JOB:
Copy all lines below exactly as written. Leave pictures out.
★ ★ ★ ★ ★ ★ ★
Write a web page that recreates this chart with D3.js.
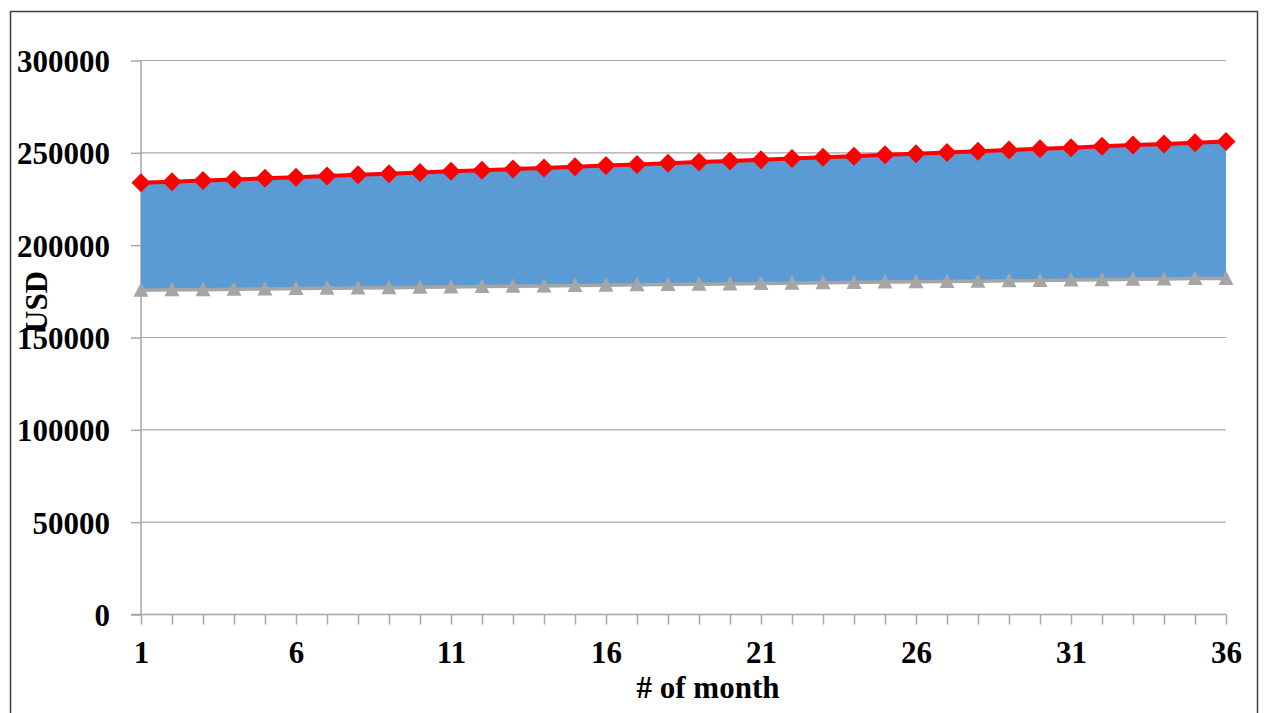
<!DOCTYPE html>
<html>
<head>
<meta charset="utf-8">
<script src="https://cdn.jsdelivr.net/npm/d3@7"></script>
<style>
  body { margin: 0; background: #fff; }
  svg text { font-family: "Liberation Serif", "Times New Roman", serif; font-weight: bold; fill: #000; }
</style>
</head>
<body>
<script>
// months 1..36
var months = d3.range(1, 37);
var upper = [233800, 234400, 235000, 235600, 236200, 236800, 237500, 238100, 238700, 239300,
             240000, 240600, 241200, 241800, 242500, 243100, 243700, 244400, 245000, 245600,
             246300, 246900, 247600, 248200, 248900, 249500, 250200, 250800, 251500, 252200,
             252800, 253500, 254200, 254800, 255500, 256200];
var lower = [175600, 175800, 175900, 176100, 176300, 176500, 176700, 176800, 177000, 177200,
             177400, 177600, 177800, 177900, 178100, 178300, 178500, 178700, 178900, 179000,
             179200, 179400, 179600, 179800, 180000, 180200, 180300, 180500, 180700, 180900,
             181100, 181300, 181500, 181700, 181900, 182000];
var yTicks = [0, 50000, 100000, 150000, 200000, 250000, 300000];
var xLabels = [1, 6, 11, 16, 21, 26, 31, 36];

var W = 1264, H = 713;
var GRID = '#a6a6a6';
var FONT = '31px';

var svg = d3.select('body').append('svg')
  .attr('width', W)
  .attr('height', H);

// outer frame
svg.append('rect')
  .attr('x', 10.5).attr('y', 11.5)
  .attr('width', 1247).attr('height', 720)
  .attr('fill', 'none')
  .attr('stroke', '#404040')
  .attr('stroke-width', 1.5);

var x = d3.scaleLinear().domain([1, 36]).range([141, 1226]);
var y = d3.scaleLinear().domain([0, 300000]).range([614.5, 60.5]);

// gridlines
svg.append('g').selectAll('line')
  .data(yTicks.filter(function (d) { return d > 0; }))
  .enter().append('line')
    .attr('x1', x(1)).attr('x2', x(36))
    .attr('y1', function (d) { return y(d); })
    .attr('y2', function (d) { return y(d); })
    .attr('stroke', GRID)
    .attr('stroke-width', 1.2);

// y axis
var yAxis = svg.append('g')
  .attr('transform', 'translate(' + x(1) + ',0)')
  .call(d3.axisLeft(y).tickValues(yTicks).tickSize(10).tickPadding(12).tickFormat(d3.format('d')));
yAxis.selectAll('line, path').attr('stroke', GRID).attr('stroke-width', 1.5);
yAxis.select('.domain').attr('d', 'M0,' + y(300000) + 'V' + y(0));
yAxis.selectAll('text').style('font-size', FONT).attr('dy', '0.35em').attr('x', -31);

// x axis
var xAxis = svg.append('g')
  .attr('transform', 'translate(0,' + y(0) + ')')
  .call(d3.axisBottom(x).tickValues(months).tickSize(10).tickPadding(16)
    .tickFormat(function (d) { return xLabels.indexOf(d) >= 0 ? d : ''; }));
xAxis.selectAll('line, path').attr('stroke', GRID).attr('stroke-width', 1.5);
xAxis.select('.domain').attr('d', 'M' + (x(1) - 10) + ',0H' + x(36));
xAxis.selectAll('text').style('font-size', FONT);

// band between the two series
var band = d3.area()
  .x(function (d, i) { return x(months[i]); })
  .y0(function (d, i) { return y(lower[i]); })
  .y1(function (d, i) { return y(upper[i]); });
svg.append('path')
  .datum(upper)
  .attr('d', band)
  .attr('fill', '#5b9bd5');

var line = d3.line()
  .x(function (d, i) { return x(months[i]); })
  .y(function (d) { return y(d); });

// lower series
svg.append('path').datum(lower)
  .attr('d', line)
  .attr('fill', 'none')
  .attr('stroke', '#a5a5a5')
  .attr('stroke-width', 3.5);
svg.append('g').selectAll('path')
  .data(lower)
  .enter().append('path')
    .attr('transform', function (d, i) { return 'translate(' + x(months[i]) + ',' + y(d) + ')'; })
    .attr('d', 'M0,-8L7.5,6.5L-7.5,6.5Z')
    .attr('fill', '#a5a5a5');

// upper series
svg.append('path').datum(upper)
  .attr('d', line)
  .attr('fill', 'none')
  .attr('stroke', '#ff0000')
  .attr('stroke-width', 4);
svg.append('g').selectAll('path')
  .data(upper)
  .enter().append('path')
    .attr('transform', function (d, i) { return 'translate(' + x(months[i]) + ',' + y(d) + ')'; })
    .attr('d', 'M0,-9.5L9.5,0L0,9.5L-9.5,0Z')
    .attr('fill', '#ff0000');

// axis titles
svg.append('text')
  .attr('x', 708).attr('y', 698)
  .attr('text-anchor', 'middle')
  .style('font-size', FONT)
  .text('# of month');
svg.append('text')
  .attr('transform', 'translate(47,302) rotate(-90)')
  .attr('text-anchor', 'middle')
  .style('font-size', FONT)
  .text('USD');
</script>
</body>
</html>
★ ★ ★ ★ ★ ★ ★
COMPLETE ANSWER:
Write a web page that recreates this chart with D3.js.
<!DOCTYPE html>
<html>
<head>
<meta charset="utf-8">
<script src="https://cdn.jsdelivr.net/npm/d3@7"></script>
<style>
  body { margin: 0; background: #fff; }
  svg text { font-family: "Liberation Serif", "Times New Roman", serif; font-weight: bold; fill: #000; }
</style>
</head>
<body>
<script>
// months 1..36
var months = d3.range(1, 37);
var upper = [233800, 234400, 235000, 235600, 236200, 236800, 237500, 238100, 238700, 239300,
             240000, 240600, 241200, 241800, 242500, 243100, 243700, 244400, 245000, 245600,
             246300, 246900, 247600, 248200, 248900, 249500, 250200, 250800, 251500, 252200,
             252800, 253500, 254200, 254800, 255500, 256200];
var lower = [175600, 175800, 175900, 176100, 176300, 176500, 176700, 176800, 177000, 177200,
             177400, 177600, 177800, 177900, 178100, 178300, 178500, 178700, 178900, 179000,
             179200, 179400, 179600, 179800, 180000, 180200, 180300, 180500, 180700, 180900,
             181100, 181300, 181500, 181700, 181900, 182000];
var yTicks = [0, 50000, 100000, 150000, 200000, 250000, 300000];
var xLabels = [1, 6, 11, 16, 21, 26, 31, 36];

var W = 1264, H = 713;
var GRID = '#a6a6a6';
var FONT = '31px';

var svg = d3.select('body').append('svg')
  .attr('width', W)
  .attr('height', H);

// outer frame
svg.append('rect')
  .attr('x', 10.5).attr('y', 11.5)
  .attr('width', 1247).attr('height', 720)
  .attr('fill', 'none')
  .attr('stroke', '#404040')
  .attr('stroke-width', 1.5);

var x = d3.scaleLinear().domain([1, 36]).range([141, 1226]);
var y = d3.scaleLinear().domain([0, 300000]).range([614.5, 60.5]);

// gridlines
svg.append('g').selectAll('line')
  .data(yTicks.filter(function (d) { return d > 0; }))
  .enter().append('line')
    .attr('x1', x(1)).attr('x2', x(36))
    .attr('y1', function (d) { return y(d); })
    .attr('y2', function (d) { return y(d); })
    .attr('stroke', GRID)
    .attr('stroke-width', 1.2);

// y axis
var yAxis = svg.append('g')
  .attr('transform', 'translate(' + x(1) + ',0)')
  .call(d3.axisLeft(y).tickValues(yTicks).tickSize(10).tickPadding(12).tickFormat(d3.format('d')));
yAxis.selectAll('line, path').attr('stroke', GRID).attr('stroke-width', 1.5);
yAxis.select('.domain').attr('d', 'M0,' + y(300000) + 'V' + y(0));
yAxis.selectAll('text').style('font-size', FONT).attr('dy', '0.35em').attr('x', -31);

// x axis
var xAxis = svg.append('g')
  .attr('transform', 'translate(0,' + y(0) + ')')
  .call(d3.axisBottom(x).tickValues(months).tickSize(10).tickPadding(16)
    .tickFormat(function (d) { return xLabels.indexOf(d) >= 0 ? d : ''; }));
xAxis.selectAll('line, path').attr('stroke', GRID).attr('stroke-width', 1.5);
xAxis.select('.domain').attr('d', 'M' + (x(1) - 10) + ',0H' + x(36));
xAxis.selectAll('text').style('font-size', FONT);

// band between the two series
var band = d3.area()
  .x(function (d, i) { return x(months[i]); })
  .y0(function (d, i) { return y(lower[i]); })
  .y1(function (d, i) { return y(upper[i]); });
svg.append('path')
  .datum(upper)
  .attr('d', band)
  .attr('fill', '#5b9bd5');

var line = d3.line()
  .x(function (d, i) { return x(months[i]); })
  .y(function (d) { return y(d); });

// lower series
svg.append('path').datum(lower)
  .attr('d', line)
  .attr('fill', 'none')
  .attr('stroke', '#a5a5a5')
  .attr('stroke-width', 3.5);
svg.append('g').selectAll('path')
  .data(lower)
  .enter().append('path')
    .attr('transform', function (d, i) { return 'translate(' + x(months[i]) + ',' + y(d) + ')'; })
    .attr('d', 'M0,-8L7.5,6.5L-7.5,6.5Z')
    .attr('fill', '#a5a5a5');

// upper series
svg.append('path').datum(upper)
  .attr('d', line)
  .attr('fill', 'none')
  .attr('stroke', '#ff0000')
  .attr('stroke-width', 4);
svg.append('g').selectAll('path')
  .data(upper)
  .enter().append('path')
    .attr('transform', function (d, i) { return 'translate(' + x(months[i]) + ',' + y(d) + ')'; })
    .attr('d', 'M0,-9.5L9.5,0L0,9.5L-9.5,0Z')
    .attr('fill', '#ff0000');

// axis titles
svg.append('text')
  .attr('x', 708).attr('y', 698)
  .attr('text-anchor', 'middle')
  .style('font-size', FONT)
  .text('# of month');
svg.append('text')
  .attr('transform', 'translate(47,302) rotate(-90)')
  .attr('text-anchor', 'middle')
  .style('font-size', FONT)
  .text('USD');
</script>
</body>
</html>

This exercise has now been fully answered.